The groaning of the rig at this sudden change of direction was
drowned out by the approaching train, on which every wheel was
squealing rebellingly against the burning brake shoes. By now the
engineer had found his whistle cord, and was pulling on it with all
his might, as though his one long warning blast would prevent this
awful tragedy which he could now see as he leaned far out of his
right window.

As the steamer backed slowly, the slowing train drew nearer and
nearer, while all of the men involved sat or stood hopelessly
staring at each other.

The man riding on the pilot of the locomotive inched backward
toward the big boiler, as if the few inches he gained would tend to
help protect him from the awful fate.

Ivor felt the bumping of the engine’s front wheels as they
retreated from the rails, and, just as the train bore down on them,
he could see that they might miss each other. Timing and providence
were with them. The engine continued to reverse even after the
locomotive had passed within inches of the front end of the
thresher’s boiler. As the locomotives raced past in front of
him, Ivor could see inches grow into feet as the road engine
retreated from the squealing freight cars. Sensing that the
threshing machine would soon begin to buckle as it reversed,, he
reached for the throttle, and shut off the power. His partner still
stood frozen to the wheel, as Ivor leaped off the engine and began
to jump and hop on the ground to still the violent trembling he
felt in his muscles as he realized all was safe, and as he pondered
the awful consequences which might have resulted if his reflexes
had not responded so instantly and with such correctness!

Back home in Rock Valley, Mrs. Dearborn had noticed some extra
activity in the railroad yards that day. From her window across the
street from the tracks she saw a double-header pull in a short
freight without a caboose. After some switching, one engine began
to back again on the line to the west with no freight cars
attached. Later it returned with more cars and the caboose.
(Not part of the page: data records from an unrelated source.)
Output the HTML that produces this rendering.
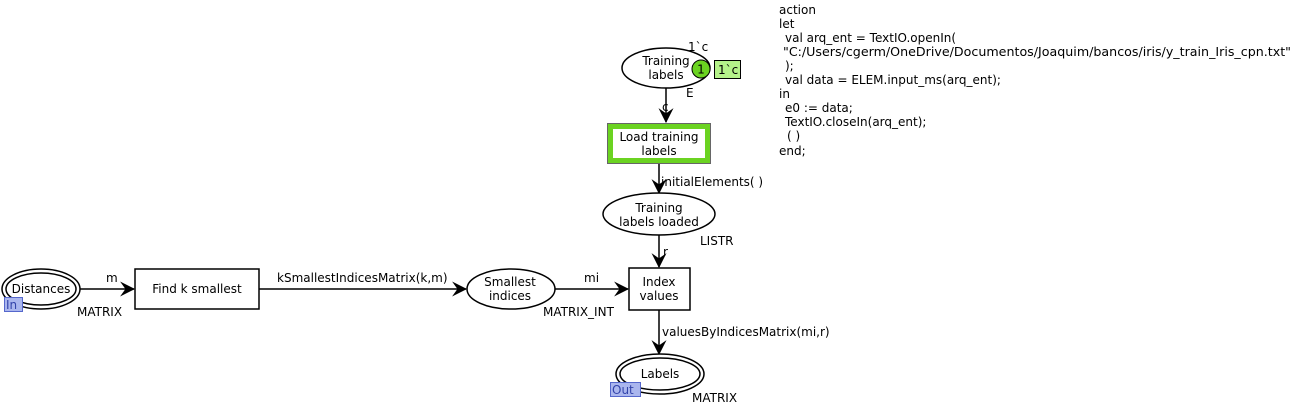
<!DOCTYPE html>
<html><head><meta charset="utf-8"><style>
html,body{margin:0;padding:0;background:#fff;}
svg{display:block;}
text{font-family:"DejaVu Sans","Liberation Sans",sans-serif;font-size:12px;fill:#000;}
</style></head><body>
<svg width="1306" height="410" viewBox="0 0 1306 410" xmlns="http://www.w3.org/2000/svg">
<defs><marker id="a" viewBox="0 0 14 14" refX="13" refY="7" markerWidth="15" markerHeight="15" markerUnits="userSpaceOnUse" orient="auto"><path d="M0,0 L14,7 L0,14 L5,7 Z" fill="#000"/></marker></defs>
<g stroke="#000" stroke-width="1.5" fill="none">
<ellipse cx="666" cy="68" rx="44" ry="20" fill="#fff"/>
<line x1="666" y1="88" x2="666" y2="122" marker-end="url(#a)"/>
<line x1="659" y1="164" x2="659" y2="193" marker-end="url(#a)"/>
<ellipse cx="659" cy="214" rx="56" ry="21" fill="#fff"/>
<line x1="659" y1="235" x2="659" y2="267" marker-end="url(#a)"/>
<rect x="629" y="268" width="61" height="42" fill="#fff"/>
<ellipse cx="41" cy="289" rx="39" ry="20" fill="#fff"/>
<ellipse cx="41" cy="289" rx="35" ry="16"/>
<line x1="80" y1="289" x2="134" y2="289" marker-end="url(#a)"/>
<rect x="135" y="269" width="124" height="40" fill="#fff"/>
<line x1="259" y1="289" x2="466" y2="289" marker-end="url(#a)"/>
<ellipse cx="511" cy="289" rx="44" ry="20" fill="#fff"/>
<line x1="555" y1="289" x2="628" y2="289" marker-end="url(#a)"/>
<line x1="659" y1="310" x2="659" y2="354" marker-end="url(#a)"/>
<ellipse cx="660" cy="374" rx="44" ry="20" fill="#fff"/>
<ellipse cx="660" cy="374" rx="40" ry="16"/>
</g>
<rect x="607.5" y="123.5" width="103" height="40" fill="#6bd321" stroke="#666" stroke-width="1"/>
<rect x="613" y="129" width="92" height="29" fill="#fff"/>
<circle cx="701" cy="69" r="9" fill="#6bd321" stroke="#000" stroke-width="1"/>
<text x="701" y="73.5" text-anchor="middle">1</text>
<rect x="714.5" y="60.5" width="26" height="18" fill="#b5f28a" stroke="#000" stroke-width="1"/>
<text x="718" y="74">1`c</text>
<rect x="4.5" y="297.5" width="18" height="14" fill="#aab6ee" stroke="#5567cc" stroke-width="1"/>
<text x="6" y="309" style="fill:#3344aa">In</text>
<rect x="610.5" y="382.5" width="30" height="14" fill="#aab6ee" stroke="#5567cc" stroke-width="1"/>
<text x="612" y="394" style="fill:#3344aa">Out</text>
<g text-anchor="middle">
<text x="666" y="65">Training</text><text x="666" y="79">labels</text>
<text x="659" y="141">Load training</text><text x="659" y="155">labels</text>
<text x="659" y="212">Training</text><text x="659" y="226">labels loaded</text>
<text x="659" y="286">Index</text><text x="659" y="300">values</text>
<text x="41" y="293">Distances</text>
<text x="197" y="293">Find k smallest</text>
<text x="510" y="286">Smallest</text><text x="510" y="300">indices</text>
<text x="660" y="378">Labels</text>
</g>
<text x="688" y="51">1`c</text>
<text x="686" y="97">E</text>
<text x="662" y="111">c</text>
<text x="661" y="186">initialElements( )</text>
<text x="700" y="245">LISTR</text>
<text x="663" y="256">r</text>
<text x="106" y="282">m</text>
<text x="77" y="316">MATRIX</text>
<text x="277" y="282">kSmallestIndicesMatrix(k,m)</text>
<text x="584" y="282">mi</text>
<text x="543" y="316">MATRIX_INT</text>
<text x="662" y="336">valuesByIndicesMatrix(mi,r)</text>
<text x="692" y="402">MATRIX</text>
<text x="779" y="14">action</text>
<text x="779" y="28">let</text>
<text x="785" y="42">val arq_ent = TextIO.openIn(</text>
<text x="783" y="56" textLength="508" lengthAdjust="spacingAndGlyphs">"C:/Users/cgerm/OneDrive/Documentos/Joaquim/bancos/iris/y_train_Iris_cpn.txt"</text>
<text x="785" y="70">);</text>
<text x="785" y="84">val data = ELEM.input_ms(arq_ent);</text>
<text x="779" y="98">in</text>
<text x="785" y="112">e0 := data;</text>
<text x="785" y="126">TextIO.closeIn(arq_ent);</text>
<text x="787" y="140">( )</text>
<text x="779" y="155">end;</text>
</svg>
</body></html>
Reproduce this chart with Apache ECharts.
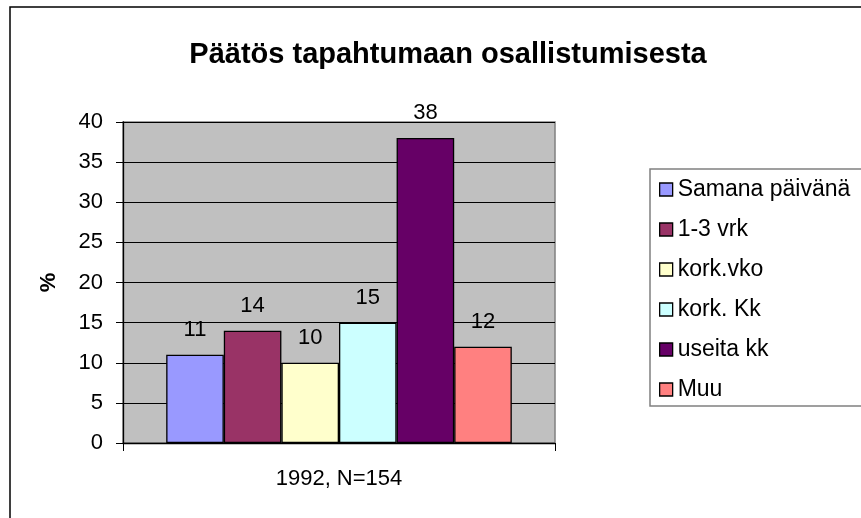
<!DOCTYPE html>
<html>
<head>
<meta charset="utf-8">
<title>Päätös tapahtumaan osallistumisesta</title>
<script src="https://cdn.jsdelivr.net/npm/echarts@6/dist/echarts.min.js"></script>
<style>
html, body { margin: 0; padding: 0; background: #fff; }
#chart { width: 861px; height: 518px; }
</style>
</head>
<body>
<div id="chart"></div>
<script>
// luokka ja sarjat
var categories = ['1992, N=154'];
var seriesNames = ['Samana päivänä', '1-3 vrk', 'kork.vko', 'kork. Kk', 'useita kk', 'Muu'];
var seriesValues = [11, 14, 10, 15, 38, 12];
var seriesColors = ['#9999FF', '#993366', '#FFFFCC', '#CCFFFF', '#660066', '#FF8080'];

var font = 'Liberation Sans, Arial, sans-serif';

var series = [];
for (var i = 0; i < seriesNames.length; i++) {
	series.push({
		name: seriesNames[i],
		type: 'bar',
		data: [seriesValues[i]],
		barGap: '0%',
		barCategoryGap: '20%',
		itemStyle: { color: seriesColors[i], borderColor: '#000', borderWidth: 1.3 },
		label: {
			show: true, position: 'top', distance: 14,
			color: '#000', fontSize: 22, fontFamily: font
		}
	});
}

var chart = echarts.init(document.getElementById('chart'));
var option = {
	animation: false,
	backgroundColor: '#fff',
	title: {
		text: 'Päätös tapahtumaan osallistumisesta',
		left: 443, top: 35, textAlign: 'center',
		textStyle: { fontSize: 29, fontWeight: 'bold', color: '#000', fontFamily: font }
	},
	legend: {
		orient: 'vertical',
		left: 650, top: 169,
		padding: [9, 60, 5, 9],
		itemWidth: 13, itemHeight: 13,
		itemGap: 17,
		borderColor: '#808080', borderWidth: 1.5,
		icon: 'rect',
		itemStyle: { borderColor: '#000', borderWidth: 1.3 },
		textStyle: { fontSize: 23, color: '#000', fontFamily: font },
		data: seriesNames
	},
	grid: { left: 123, right: 306, top: 122, bottom: 75, show: true, backgroundColor: '#C0C0C0', borderColor: '#808080', borderWidth: 1.5 },
	xAxis: {
		type: 'category',
		data: categories,
		axisLine: { lineStyle: { color: '#000', width: 1.3 } },
		axisTick: { show: true, length: 8, lineStyle: { color: '#000' } },
		axisLabel: { color: '#000', fontSize: 22, fontFamily: font, margin: 25 }
	},
	yAxis: {
		type: 'value',
		min: 0, max: 40, interval: 5,
		name: '%',
		nameLocation: 'middle',
		nameGap: 63,
		nameTextStyle: { fontSize: 22, fontWeight: 'bold', color: '#000', fontFamily: font },
		axisLine: { show: true, lineStyle: { color: '#000', width: 1.3 } },
		axisTick: { show: true, length: 7, lineStyle: { color: '#000' } },
		axisLabel: { color: '#000', fontSize: 22, fontFamily: font, margin: 20 },
		splitLine: { show: true, lineStyle: { color: '#000', width: 1 } }
	},
	graphic: [{
		type: 'rect',
		shape: { x: 10, y: 7, width: 1000, height: 700 },
		style: { fill: 'none', stroke: '#000', lineWidth: 1.5 },
		silent: true, z: -1
	}],
	series: series
};
chart.setOption(option);
</script>
</body>
</html>
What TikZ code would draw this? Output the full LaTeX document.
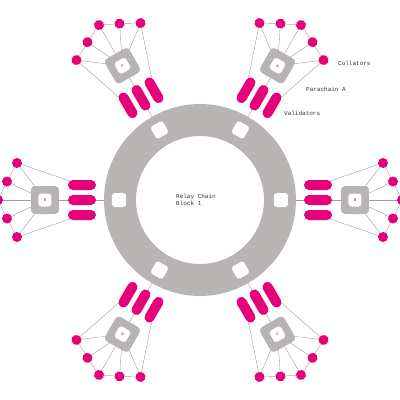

Mystified by this strange railroad activity, she did not learn
until later that her husband’s near miss had caused the train
to pull apart when the brakes had been so forcefully applied,
causing a drawbar to pull out of one of the cars. That was
considered a small effect compared with the awful consequences
which might have occurred.

The Port Huron soon had to be scrapped, for the sudden reversal
caused a crack in the crankshaft mounting bracket, which, without
modern welding techniques, was never able to be repaired enough to
take the strain of ordinary wear and tear again.